Haussler estimated that his rent would double if he moved to a comparable space.
"It's going to be hard for me to stay in this district. They just want computers and places where they can put 25 employees sitting around with their laptops," he said.
Stalwart Tony Montooth, who has operated Antonio's Nut House for 41 years, said he doesn't know what the future holds. The building he rents is adjacent to 341-347 California.
"If they start tearing the building down next to me, that is going to affect my business," he said.
There are rumors of plans to raze buildings on the entire block and to build one massive development reaching from the mid-block Starbucks to the edge of Birch Street, he said.
The building he leases is not under the same ownership as 341-347 California, and his landlords have told him they don't plan to sell. But a new contract he is negotiating for another six years contains provisions that have him wondering, he said.
"They put in that if they sell the building, I have 180 days to get out. They told me they have no intention of selling, then why is it in the lease that they might?" he said.
Montooth said he wants to know what the future will bring, since he planned to add improvements to Antonio's, including a new floor to replace the worn-out old one "where the peanut shells have done their harm." He wants to add a patio that would coincide with the city's new streetscaping plans.

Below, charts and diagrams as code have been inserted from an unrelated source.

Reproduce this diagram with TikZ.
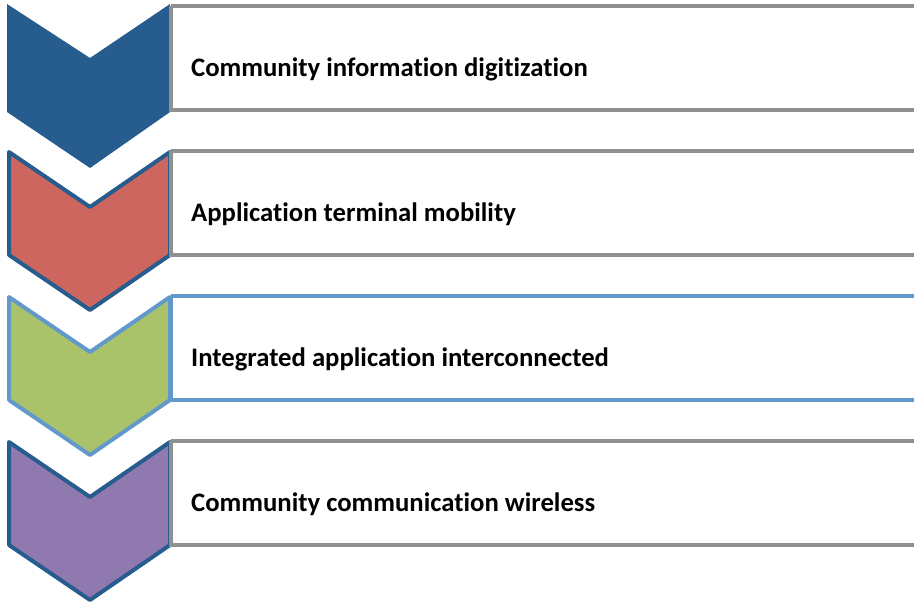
\documentclass[tikz,border=0pt]{standalone}
\usepackage{fontspec}
\setmainfont[Ligatures={NoCommon}]{Carlito}
\definecolor{cblue}{RGB}{38,92,142}
\definecolor{cred}{RGB}{204,102,94}
\definecolor{cgreen}{RGB}{170,195,107}
\definecolor{cpurple}{RGB}{143,121,174}
\definecolor{lblue}{RGB}{99,152,203}
\definecolor{bgrey}{RGB}{144,144,144}
\begin{document}
\begin{tikzpicture}[x=1pt,y=-1pt,
  chev/.style={line width=4pt,line join=round},
  tbox/.style={line width=4.5pt,fill=white},
  lab/.style={anchor=base west,inner sep=0pt,font=\fontsize{26.7}{30}\selectfont\bfseries}]
\useasboundingbox (0,0) rectangle (914,605);
% chevron 1
\fill[cblue,line join=round] (7,4) -- (90,58) -- (170,4) -- (170,112) -- (90,168) -- (7,112) -- cycle;
\draw[tbox,draw=bgrey] (171,6) -- (930,6) (930,110) -- (171,110) -- (171,6);
\node[lab] (t1) at (191,76) {Community information digitization};
% chevron 2
\draw[chev,draw=cblue,fill=cred] (9,152) -- (90,207) -- (170,152) -- (170,255) -- (90,310) -- (9,255) -- cycle;
\draw[tbox,draw=bgrey] (171,151) -- (930,151) (930,255) -- (171,255) -- (171,151);
\node[lab] (t2) at (191,221) {Application terminal mobility};
% chevron 3
\draw[chev,draw=lblue,fill=cgreen] (9,297) -- (90,352) -- (170,297) -- (170,400) -- (90,455) -- (9,400) -- cycle;
\draw[tbox,draw=lblue] (171,296) -- (930,296) (930,400) -- (171,400) -- (171,296);
\node[lab] (t3) at (191,366) {Integrated application interconnected};
% chevron 4
\draw[chev,draw=cblue,fill=cpurple] (9,442) -- (90,497) -- (170,442) -- (170,545) -- (90,600) -- (9,545) -- cycle;
\draw[tbox,draw=bgrey] (171,441) -- (930,441) (930,545) -- (171,545) -- (171,441);
\node[lab] (t4) at (191,511) {Community communication wireless};
\end{tikzpicture}
\end{document}
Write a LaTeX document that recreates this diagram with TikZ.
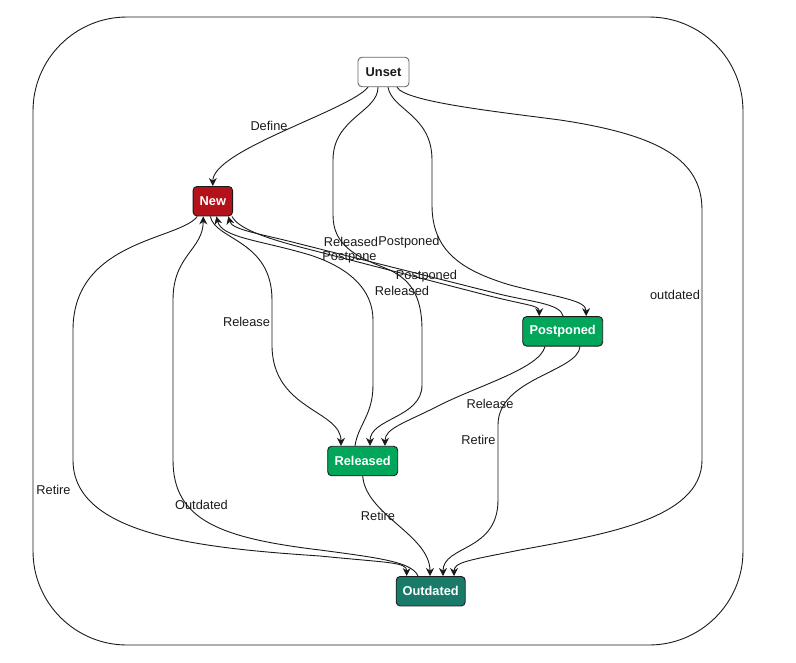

But he doesn't want to make the investment and later learn he'll be evicted, he said.
Mark Conroe, representative of 341 Cal Partners, LLC, and Ash Street Green Partners, LLC, two real-estate entities with significant holdings in the California Avenue district, declined to comment regarding plans for its recently purchased buildings.
However, since Ash Street Green Partners purchased the building last year, the ground floor retail at the Ash Street location has recently vacated. Doling C. Ashmore, CPA, moved out in November at the end of its lease, and The Other One Hair Styling planned to move out when its lease was up at the end of March.

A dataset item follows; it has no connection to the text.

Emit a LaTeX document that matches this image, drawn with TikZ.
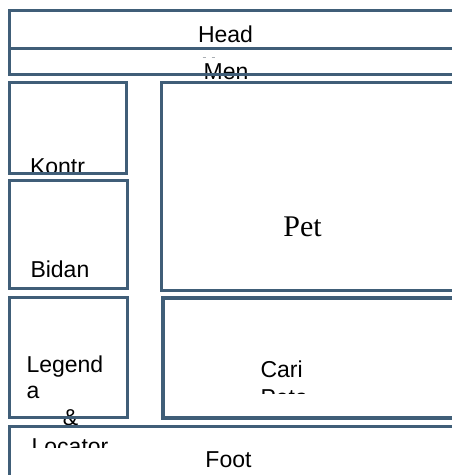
\documentclass[tikz,border=0pt]{standalone}
\usepackage{fontspec}
\setmainfont{Liberation Sans}
\newfontfamily\petfont{Liberation Serif}
\definecolor{edge}{RGB}{64,94,120}
\definecolor{faint}{RGB}{170,175,180}
\begin{document}
\begin{tikzpicture}[x=1bp,y=-1bp,
  box/.style={draw=edge,line width=3bp,inner sep=0pt,outer sep=0pt,anchor=north west},
  thickbox/.style={box,line width=4bp},
  lbl/.style={inner sep=0pt,outer sep=0pt,font=\fontsize{23bp}{27bp}\selectfont,text=black},
  ]
\useasboundingbox (0,0) rectangle (452,475);
\clip (0,0) rectangle (452,475);
\fill[white] (0,0) rectangle (452,475);
% texts
\node[lbl,anchor=base] (thead) at (225.5,43) {Head};
\node[lbl,anchor=base] (tmen) at (226,79.5) {Men};
\draw[faint,line width=0.8bp] (202.7,57) -- (206,57) (211.7,57) -- (215,57);
\begin{scope}
  \clip (0,83) rectangle (126,173.5);
  \node[lbl,anchor=base west] (tkontr) at (30,175) {Kontr};
\end{scope}
\node[lbl,anchor=base west] (tbidan) at (30.5,277) {Bidan};
\node[inner sep=0pt,outer sep=0pt,anchor=base,font=\petfont\fontsize{30bp}{34bp}\selectfont] (tpet) at (302.5,237) {Pet};
\node[lbl,anchor=base west] (tlegend) at (26.5,372) {Legend};
\node[lbl,anchor=base west] (ta) at (26.5,398) {a};
\node[lbl,anchor=base] (tamp) at (70.5,425.5) {\&};
\begin{scope}
  \clip (0,428) rectangle (452,447);
  \node[lbl,anchor=base] (tlocator) at (70,454.5) {Locator};
\end{scope}
\node[lbl,anchor=base west] (tcari) at (260.5,377) {Cari};
\begin{scope}
  \clip (163,380) rectangle (452,393);
  \node[lbl,anchor=base west] (tpeta) at (260.5,405) {Peta};
\end{scope}
\node[lbl,anchor=base] (tfoot) at (228.5,467) {Foot};
% boxes
\node[box,minimum width=460bp,minimum height=38bp] (head) at (9,11) {};
\node[box,minimum width=460bp,minimum height=26bp] (men) at (9,49) {};
\node[box,minimum width=117bp,minimum height=91bp] (kontr) at (9,83) {};
\node[box,minimum width=118bp,minimum height=107bp] (bidan) at (9,181) {};
\node[box,minimum width=300bp,minimum height=207bp] (pet) at (161,83) {};
\node[box,minimum width=118bp,minimum height=120bp] (legenda) at (9,297) {};
\node[thickbox,minimum width=300bp,minimum height=120bp] (cari) at (163,298) {};
\node[box,minimum width=460bp,minimum height=80bp] (foot) at (9,426) {};
\end{tikzpicture}
\end{document}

Randall Ashmore declined to comment on his reasons for leaving. But nearby business owners who knew Maureen Forbes, owner of The Other One, said she had decided to retire in part because of rent increases. Forbes died at the shop on Tuesday morning of natural causes, according to the Santa Clara County Coroner.
Tenants of other landlords along the avenue are also facing evictions. Longtime, 35-year tenants Cho's Mandarin Dim Sum and Ron Vierra Farmer's Insurance, which has been there since 1969, were given 60-day notices on Jan. 16, to make way for building renovations at 213 and 217 California.
Montooth was philosophical about California Avenue's transition.
"Things change you know things are going to change," he said.